Nofriadi berharap aparat polisi yang selalu melakukan razia narkoba di jalan lintas sumatera, juga untuk lebih jeli terhadap peredaran kulit maupun bagian lain dari harimau sumatera.

“Jika tertangkap pelakunya tertangkap langsung dipublikasikan, dikurung, dan pengadilan menghukum seberat-beratnya,” katanya.

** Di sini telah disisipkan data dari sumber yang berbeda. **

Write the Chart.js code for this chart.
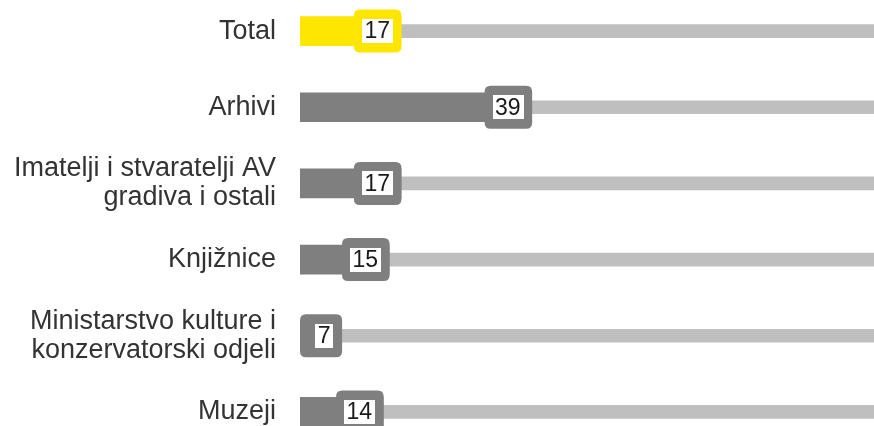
<!DOCTYPE html>
<html><head><meta charset="utf-8">
<script src="https://cdn.jsdelivr.net/npm/chart.js@4.4.1/dist/chart.umd.min.js"></script>
<style>
html,body{margin:0;padding:0;width:874px;height:426px;overflow:hidden;background:#fff;}
#wrap{position:absolute;left:0;top:-7px;width:894px;height:457px;}
</style></head><body>
<div id="wrap"><canvas id="c"></canvas></div>
<script>
const categories = [
  ["Total"],
  ["Arhivi"],
  ["Imatelji i stvaratelji AV", "gradiva i ostali"],
  ["Knjižnice"],
  ["Ministarstvo kulture i", "konzervatorski odjeli"],
  ["Muzeji"]
];
const values = [17, 39, 17, 15, 7, 14];
const trackValues = [100, 100, 100, 100, 100, 100];
const axisMin = 0;
const axisMax = 100;

const YELLOW = '#FFE600', GRAY = '#7F7F7F', TRACK = '#BFBFBF';
const colorFor = i => i === 0 ? YELLOW : GRAY;

function roundRect(ctx, x, y, w, h, r) {
  ctx.beginPath();
  ctx.moveTo(x + r, y);
  ctx.lineTo(x + w - r, y);
  ctx.quadraticCurveTo(x + w, y, x + w, y + r);
  ctx.lineTo(x + w, y + h - r);
  ctx.quadraticCurveTo(x + w, y + h, x + w - r, y + h);
  ctx.lineTo(x + r, y + h);
  ctx.quadraticCurveTo(x, y + h, x, y + h - r);
  ctx.lineTo(x, y + r);
  ctx.quadraticCurveTo(x, y, x + r, y);
  ctx.closePath();
}

const labelBoxes = {
  id: 'labelBoxes',
  afterDatasetsDraw(chart) {
    const ctx = chart.ctx;
    const meta = chart.getDatasetMeta(0);
    ctx.save();
    ctx.font = '23px "Liberation Sans", Arial, sans-serif';
    meta.data.forEach((el, i) => {
      const txt = String(values[i]);
      const tw = ctx.measureText(txt).width;
      const innerW = tw + 5;
      const outerW = Math.max(40, innerW + 17);
      const outerH = 43;
      const right = el.x + 0.5;
      let left = right - outerW;
      if (left < chart.chartArea.left + 6) left = chart.chartArea.left;
      const top = el.y - outerH / 2;
      ctx.fillStyle = colorFor(i);
      roundRect(ctx, left, top, right - left, outerH, 6);
      ctx.fill();
      const innerRight = right - 9;
      const innerLeft = innerRight - innerW;
      const innerH = 24;
      ctx.fillStyle = '#FFFFFF';
      ctx.fillRect(Math.round(innerLeft), Math.round(el.y - innerH / 2), Math.round(innerW), innerH);
      ctx.fillStyle = '#1A1A1A';
      ctx.textAlign = 'center';
      ctx.textBaseline = 'middle';
      ctx.fillText(txt, innerLeft + innerW / 2, el.y + 1);
    });
    ctx.restore();
  }
};

new Chart(document.getElementById('c'), {
  type: 'bar',
  data: {
    labels: categories,
    datasets: [
      {
        data: values,
        backgroundColor: ctx => colorFor(ctx.dataIndex),
        barThickness: 29,
        grouped: false,
        borderWidth: 0
      },
      {
        data: trackValues,
        backgroundColor: TRACK,
        barThickness: 13,
        grouped: false,
        borderWidth: 0
      }
    ]
  },
  options: {
    indexAxis: 'y',
    responsive: true,
    maintainAspectRatio: false,
    animation: false,
    layout: { padding: 0 },
    plugins: { legend: { display: false }, tooltip: { enabled: false } },
    scales: {
      x: { display: false, min: axisMin, max: axisMax },
      y: {
        grid: { display: false, drawTicks: false },
        border: { display: false },
        ticks: {
          color: '#333333',
          padding: 24,
          font: { family: '"Liberation Sans", Arial, sans-serif', size: 27, lineHeight: 1.07 }
        },
        afterFit(scale) { scale.width = 300; scale.paddingTop = 0; scale.paddingBottom = 0; }
      }
    }
  },
  plugins: [labelBoxes]
});
</script>
</body></html>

Jejak harimau sumatera remaja yang terawetkan dalam gips pada tahun 2014. Bukti harimau masih ada di TNKS. Foto: Taufik Wijaya
Jejak harimau sumatera remaja yang terawetkan dalam gips pada tahun 2014. Bukti harimau masih ada di TNKS. Foto: Taufik Wijaya
Jerat harimau dari sling yang acapkali ditemukan oleh Balai Besar TNKS. Foto: Taufik Wijaya
Jerat harimau dari sling yang acapkali ditemukan di kawasan hutan oleh Balai Besar TNKS. Foto: Taufik Wijaya

Masih Sering Dijumpai

Sabri, salah seorang warga yang membuka warung makan di tepi Jalan Raya Sungai Penuh-Merangin di kawasan Muara Imat yang masuk Kabupaten Merangin, menyebutkan di wilayahnya memang masih sering ditemukan harimau sumatera.

“Masih ada, kami sering mendengar suaranya dari hutan,” katanya.

“Hutan” yang dimaksud Sabri yakni kawasan yang berada di seberang Sungai Batang Merangin atau di sebelah selatan. Sementara kawasan di sebelah utara atau yang dilalui jalan meskipun masuk dalam kawasan TNKS tidak disebut hutan lantaran sebagian besar wilayahnya sudah berubah menjadi perkebunan dan pertanian.

Hilangnya kawasan TNKS akibat perambahan, memang merupakan faktor pendorong masalah semakin maraknya perburuan. Kian habisnya hutan diakibatkan oleh pembukaan lahan baru untuk pertanian dan perkebunan.